Today, we have access to more information than ever before. Countless sensors are taking in data about temperature, movement, density, speed, and more – from all over the world.
But just HAVING that information is only half the battle. In fact, the sheer volume of data we’re presented with can be overwhelming. Without a system in place to process this flood of data and make sense of it (quickly!) having it around doesn’t do much.
Case in point: Imagine you are in a remote village as part of a medical group whose goal it is to identify the spread of a communicable disease. You have access to machine learning software that runs on a central cloud and can automatically classify a disease based on analyzing a short video of the patients eyes and throat.
Your team could, presumably, send thousands of videos from different patients in different parts of the region to the cloud and map out a path for the disease spreading at speeds and efficiencies never seen before. The challenge you face is one that has been plaguing mankind for decades: poor cell phone data connectivity.
With poor connectivity, uploading large data sets to the cloud is infeasible. But what if a large collection of edge devices (devices that are near the user, at the edge of network) can collaboratively process the videos using computing within each device, along with intermediate networking nodes (in this case, maybe a hospital tent)? That would achieve the same goal without relying entirely on the cloud.
Three professors in the Ming Hsieh Department of Electrical Engineering are working to make this vision come true. Salman Avestimehr (Principal Investigator), Murali Annavaram, and Bhaskar Krishnamachari were recently awarded a $4.2 million contract from DARPA under its new Dispersed Computing program. They are creating a USC-centered testbed to mimic the poor connectivity regions, large data set generation and complex algorithmic execution on small computer devices.
Their project is called “adaptive pricing and coding (APaC) for dispersed computing.” In other words, processing massive amounts of data quickly and cost-effectively and turning information into knowledge that can be acted on.
At the heart of this problem lie networks themselves. We currently know how to design networks that can do one of two things very well: communication (data transfer) or computation. They can be used to share information, or to make computational analyses of data.
“The challenge we’re trying to solve through this DARPA grant is how to design a smart network that can do both communication and computation effectively,” Avestimehr says.

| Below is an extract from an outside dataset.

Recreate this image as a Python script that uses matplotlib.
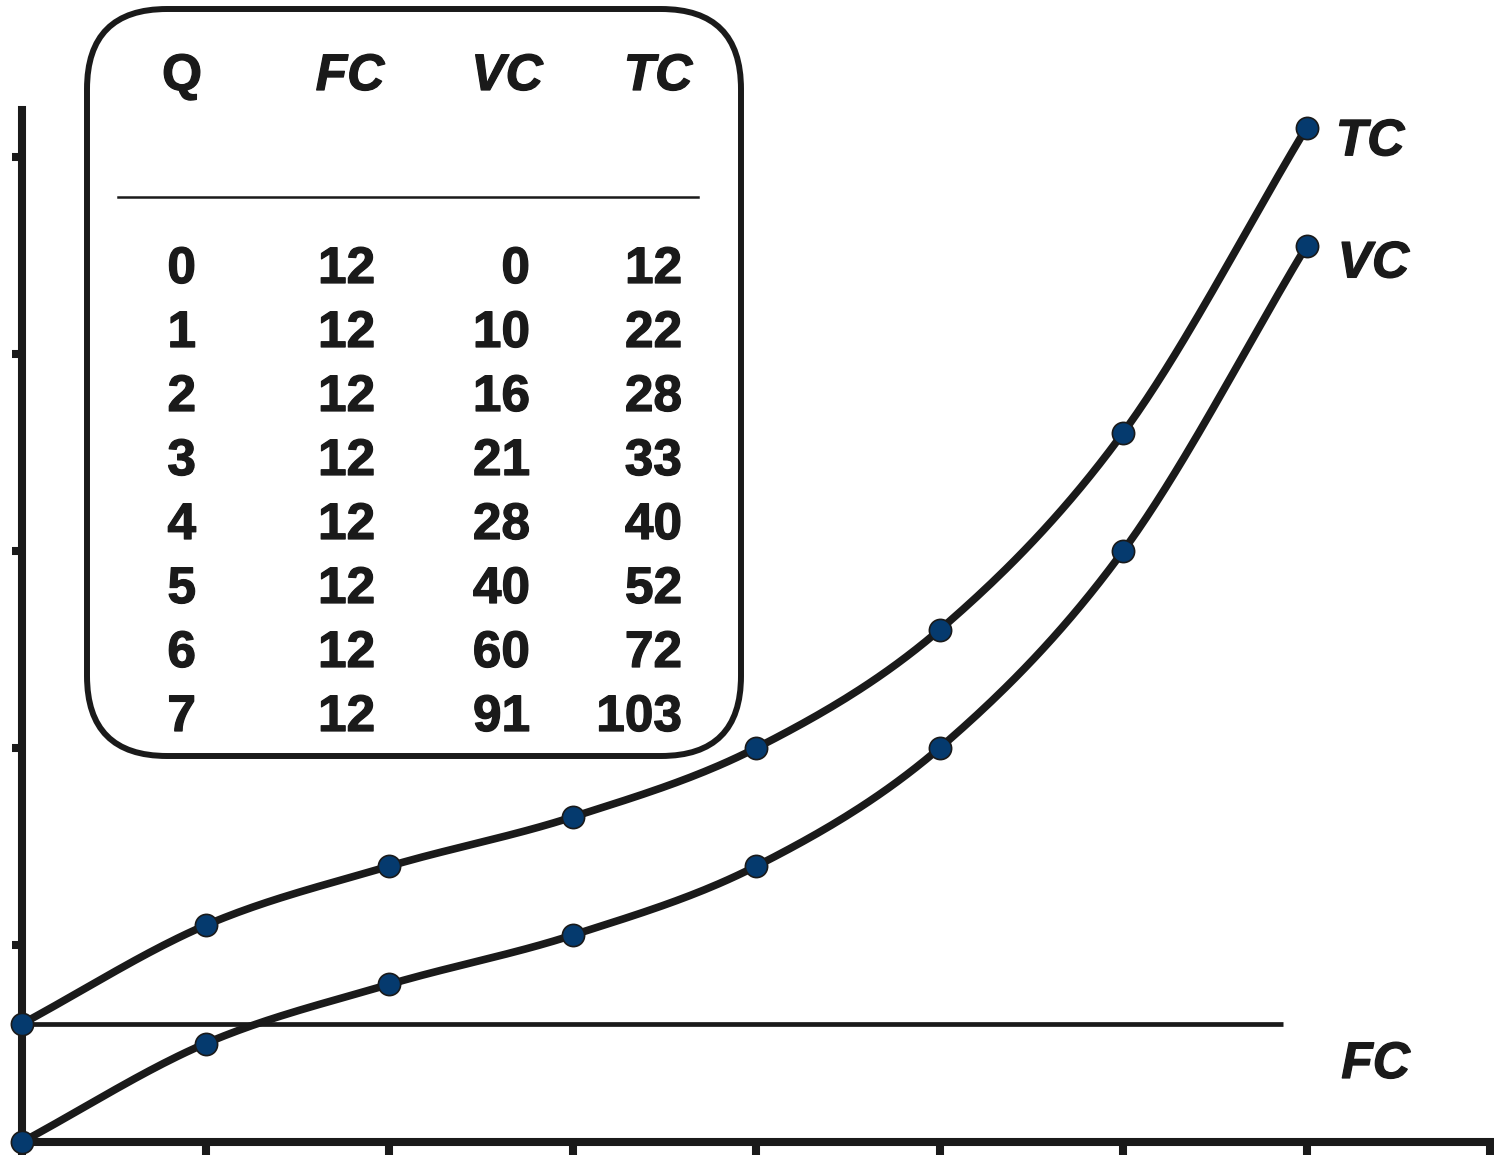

Avestimehr and his team have designed two innovative approaches to address this challenge. The first approach, named “coded computing,” brings tools from coding theory into the domain of large-scale distributed computing. Traditionally, coding theory is an integral part of making communications efficient by enabling error correction and increasing the data rate. Avestimehr’s team is working on a transformative framework that applies coding theory to distributed computing. The key idea is to use concepts from coding theory to inject “coded” redundant computations into a network to make computing efficient, scalable, and resilient.
Coding theory must be heavily adapted to work for such dispersed computing networks, and no one currently knows how to use it in this way. If our professors can find a way to effectively apply coding theory to dispersed computing networks, we will have taken a huge step forward in our ability to quickly and reliably analyze data.
The goal of the APaC project is to turn information that must be interpreted into knowledge that can be acted on. And if knowledge is power, that’s a very good thing indeed.
The second approach, led by Krishnamachari utilizes tools from optimization and market design to develop decentralized and efficient algorithms for scheduling computation tasks in a large network and allocating sufficient resources to them. According to Krishnamachari, “Our proposed techniques for resource allocation are inspired in part by ideas from market economics. We anticipate that they will allow the scheduling of computation and communication to happen even in dynamically changing networks in which links may vary in quality over time, for example due to outages in wireless connectivity.”
They plan to make theory meet practice using a testbed of highly heterogeneous and small form factor compute nodes that act as edge devices. Imagine dozens of Raspberry PIs, Arduinos, or USB-sized Compute Sticks that are connected as a network of edge devices. Each device in turn may be augmented with different sensors that monitor the environment.
These edge nodes + sensors are connected by a collection of routers and access points, an effort that will be led by Annavaram. (Don’t worry, no personal information is being collected!)
The campus-wide testbed will also be supported by the recently created Viterbi Center for Cyber-Physical Systems and the Internet of Things (CCI). According to Annavaram, “the challenge is to make the entire testbed with myriads of heterogeneous capabilities at each edge node appear as a plain old computer so that software developers won’t drown in complexity. Running an application on the testbed must be as simple as running it on any generic cloud server.” The team will use this testbed to apply their algorithms on a real-world computing scenario that has broad applications in public safety, security and surveillance, robotics, and autonomous driving.
If successful, coded computing has the potential to bring many industries on the verge of breaking out into the mainstream. “The most affected industries are ones where the data is gathered near the user, at the edge of the network, and that also has to be processed quickly right there,” Avestimehr explains.
That remote, disease stricken village is a perfect example of just such an industry. A network of phone cameras are near the users, must bring in a lot of information about patients quickly, and process that information right then and there without sending it to some other location for analysis.
Ultimately, the goal of the APaC project is to turn information that must be interpreted into knowledge that can be acted on. And if knowledge is power, that’s a very good thing indeed.